# Supplied material
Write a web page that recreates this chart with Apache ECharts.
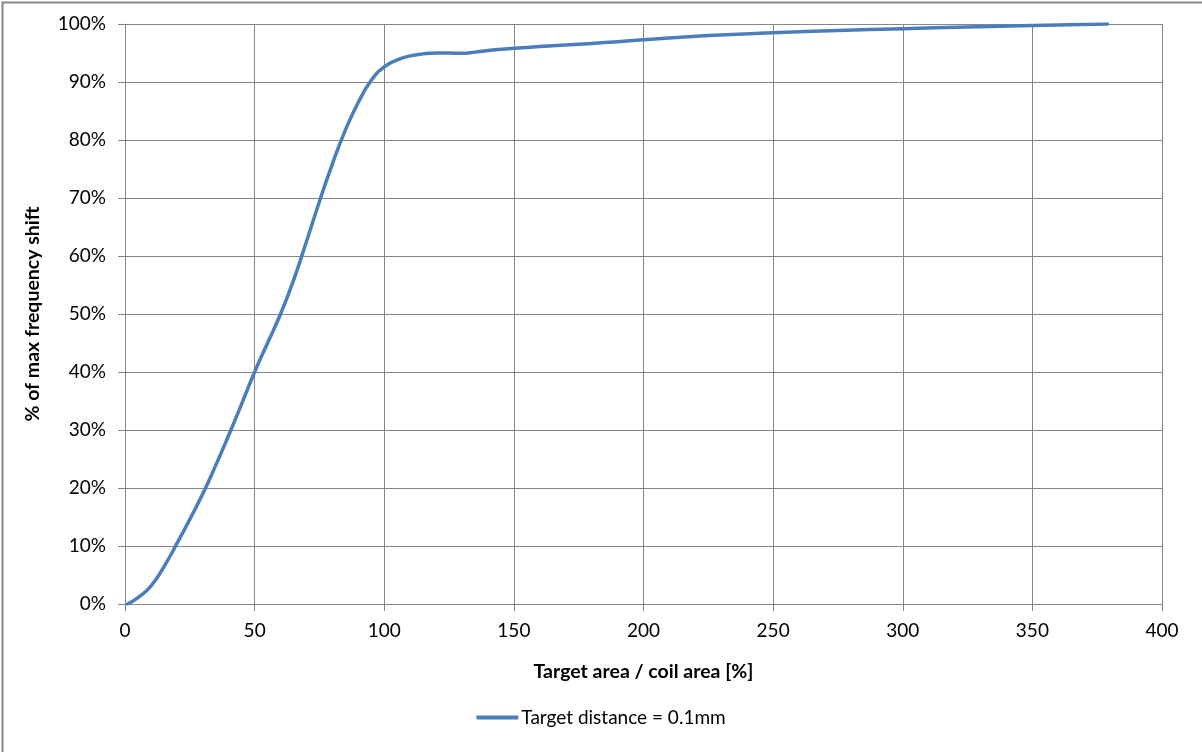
<!DOCTYPE html>
<html>
<head>
<meta charset="utf-8">
<script src="https://cdn.jsdelivr.net/npm/echarts@6/dist/echarts.min.js"></script>
<style>
html,body{margin:0;padding:0;background:#fff;}
#chart{width:1202px;height:752px;}
</style>
</head>
<body>
<div id="chart"></div>
<script>
const seriesName = 'Target distance = 0.1mm';
const xValues = [1, 5, 10, 15, 20, 25, 30, 35, 40, 45, 50, 55, 60, 65, 70, 75, 80, 85, 90, 95, 100, 105, 110, 115, 120, 125, 130, 135, 140, 145, 150, 160, 170, 180, 190, 200, 225, 250, 275, 300, 325, 350, 379];
const yValues = [0, 1.1, 3.1, 6.4, 10.4, 14.6, 19.0, 23.9, 29.1, 34.5, 40.0, 45.0, 50.0, 55.8, 62.5, 69.4, 75.9, 81.7, 86.5, 90.3, 92.6, 93.8, 94.5, 94.85, 95.0, 95.0, 94.95, 95.15, 95.45, 95.65, 95.8, 96.1, 96.4, 96.65, 96.95, 97.3, 98.0, 98.5, 98.9, 99.2, 99.5, 99.75, 100];
const xAxisName = 'Target area / coil area [%]';
const yAxisName = '% of max frequency shift';

const data = xValues.map((x, i) => [x, yValues[i]]);
const FONT = 'Lato, "Open Sans", sans-serif';
const GRID = '#868686';

const chart = echarts.init(document.getElementById('chart'), null, {renderer: 'canvas'});
chart.setOption({
  backgroundColor: '#fff',
  animation: false,
  graphic: [{
    type: 'rect', left: 0, top: 0, silent: true,
    shape: {x: 0.5, y: 0.5, width: 1201, height: 751},
    style: {fill: 'none', stroke: '#868686', lineWidth: 2}
  }],
  grid: {left: 125, top: 24, right: 40, bottom: 148, containLabel: false},
  legend: {
    bottom: 20, left: 'center',
    data: [{name: seriesName, icon: 'roundRect'}],
    itemWidth: 42, itemHeight: 4, itemGap: 10,
    textStyle: {fontFamily: FONT, fontSize: 19, color: '#000', padding: [0, 0, 0, -2]}
  },
  xAxis: {
    type: 'value', min: 0, max: 400, interval: 50,
    name: xAxisName, nameLocation: 'middle', nameGap: 58,
    nameTextStyle: {fontFamily: FONT, fontSize: 19.5, fontWeight: 'bold', color: '#000'},
    axisLine: {show: true, onZero: false, lineStyle: {color: GRID, width: 1}},
    axisTick: {show: true, length: 7, lineStyle: {color: GRID}},
    axisLabel: {fontFamily: FONT, fontSize: 19, color: '#000', margin: 17},
    splitLine: {show: true, lineStyle: {color: GRID, width: 1}}
  },
  yAxis: {
    type: 'value', min: 0, max: 100, interval: 10,
    name: yAxisName, nameLocation: 'middle', nameGap: 82, nameRotate: 90,
    nameTextStyle: {fontFamily: FONT, fontSize: 19.5, fontWeight: 'bold', color: '#000'},
    axisLine: {show: true, lineStyle: {color: GRID, width: 1}},
    axisTick: {show: true, length: 7, lineStyle: {color: GRID}},
    axisLabel: {fontFamily: FONT, fontSize: 19, color: '#000', margin: 19, formatter: '{value}%'},
    splitLine: {show: true, lineStyle: {color: GRID, width: 1}}
  },
  series: [{
    name: seriesName, type: 'line', data: data,
    smooth: 0.5, showSymbol: false, symbol: 'none',
    lineStyle: {color: '#4a7ebb', width: 3.5, cap: 'round', join: 'round'},
    itemStyle: {color: '#4a7ebb'}
  }]
});
</script>
</body>
</html>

# What is needed
Transcribe all the lines above exactly, apart from the pictures.

# Response
Write a web page that recreates this chart with Apache ECharts.
<!DOCTYPE html>
<html>
<head>
<meta charset="utf-8">
<script src="https://cdn.jsdelivr.net/npm/echarts@6/dist/echarts.min.js"></script>
<style>
html,body{margin:0;padding:0;background:#fff;}
#chart{width:1202px;height:752px;}
</style>
</head>
<body>
<div id="chart"></div>
<script>
const seriesName = 'Target distance = 0.1mm';
const xValues = [1, 5, 10, 15, 20, 25, 30, 35, 40, 45, 50, 55, 60, 65, 70, 75, 80, 85, 90, 95, 100, 105, 110, 115, 120, 125, 130, 135, 140, 145, 150, 160, 170, 180, 190, 200, 225, 250, 275, 300, 325, 350, 379];
const yValues = [0, 1.1, 3.1, 6.4, 10.4, 14.6, 19.0, 23.9, 29.1, 34.5, 40.0, 45.0, 50.0, 55.8, 62.5, 69.4, 75.9, 81.7, 86.5, 90.3, 92.6, 93.8, 94.5, 94.85, 95.0, 95.0, 94.95, 95.15, 95.45, 95.65, 95.8, 96.1, 96.4, 96.65, 96.95, 97.3, 98.0, 98.5, 98.9, 99.2, 99.5, 99.75, 100];
const xAxisName = 'Target area / coil area [%]';
const yAxisName = '% of max frequency shift';

const data = xValues.map((x, i) => [x, yValues[i]]);
const FONT = 'Lato, "Open Sans", sans-serif';
const GRID = '#868686';

const chart = echarts.init(document.getElementById('chart'), null, {renderer: 'canvas'});
chart.setOption({
  backgroundColor: '#fff',
  animation: false,
  graphic: [{
    type: 'rect', left: 0, top: 0, silent: true,
    shape: {x: 0.5, y: 0.5, width: 1201, height: 751},
    style: {fill: 'none', stroke: '#868686', lineWidth: 2}
  }],
  grid: {left: 125, top: 24, right: 40, bottom: 148, containLabel: false},
  legend: {
    bottom: 20, left: 'center',
    data: [{name: seriesName, icon: 'roundRect'}],
    itemWidth: 42, itemHeight: 4, itemGap: 10,
    textStyle: {fontFamily: FONT, fontSize: 19, color: '#000', padding: [0, 0, 0, -2]}
  },
  xAxis: {
    type: 'value', min: 0, max: 400, interval: 50,
    name: xAxisName, nameLocation: 'middle', nameGap: 58,
    nameTextStyle: {fontFamily: FONT, fontSize: 19.5, fontWeight: 'bold', color: '#000'},
    axisLine: {show: true, onZero: false, lineStyle: {color: GRID, width: 1}},
    axisTick: {show: true, length: 7, lineStyle: {color: GRID}},
    axisLabel: {fontFamily: FONT, fontSize: 19, color: '#000', margin: 17},
    splitLine: {show: true, lineStyle: {color: GRID, width: 1}}
  },
  yAxis: {
    type: 'value', min: 0, max: 100, interval: 10,
    name: yAxisName, nameLocation: 'middle', nameGap: 82, nameRotate: 90,
    nameTextStyle: {fontFamily: FONT, fontSize: 19.5, fontWeight: 'bold', color: '#000'},
    axisLine: {show: true, lineStyle: {color: GRID, width: 1}},
    axisTick: {show: true, length: 7, lineStyle: {color: GRID}},
    axisLabel: {fontFamily: FONT, fontSize: 19, color: '#000', margin: 19, formatter: '{value}%'},
    splitLine: {show: true, lineStyle: {color: GRID, width: 1}}
  },
  series: [{
    name: seriesName, type: 'line', data: data,
    smooth: 0.5, showSymbol: false, symbol: 'none',
    lineStyle: {color: '#4a7ebb', width: 3.5, cap: 'round', join: 'round'},
    itemStyle: {color: '#4a7ebb'}
  }]
});
</script>
</body>
</html>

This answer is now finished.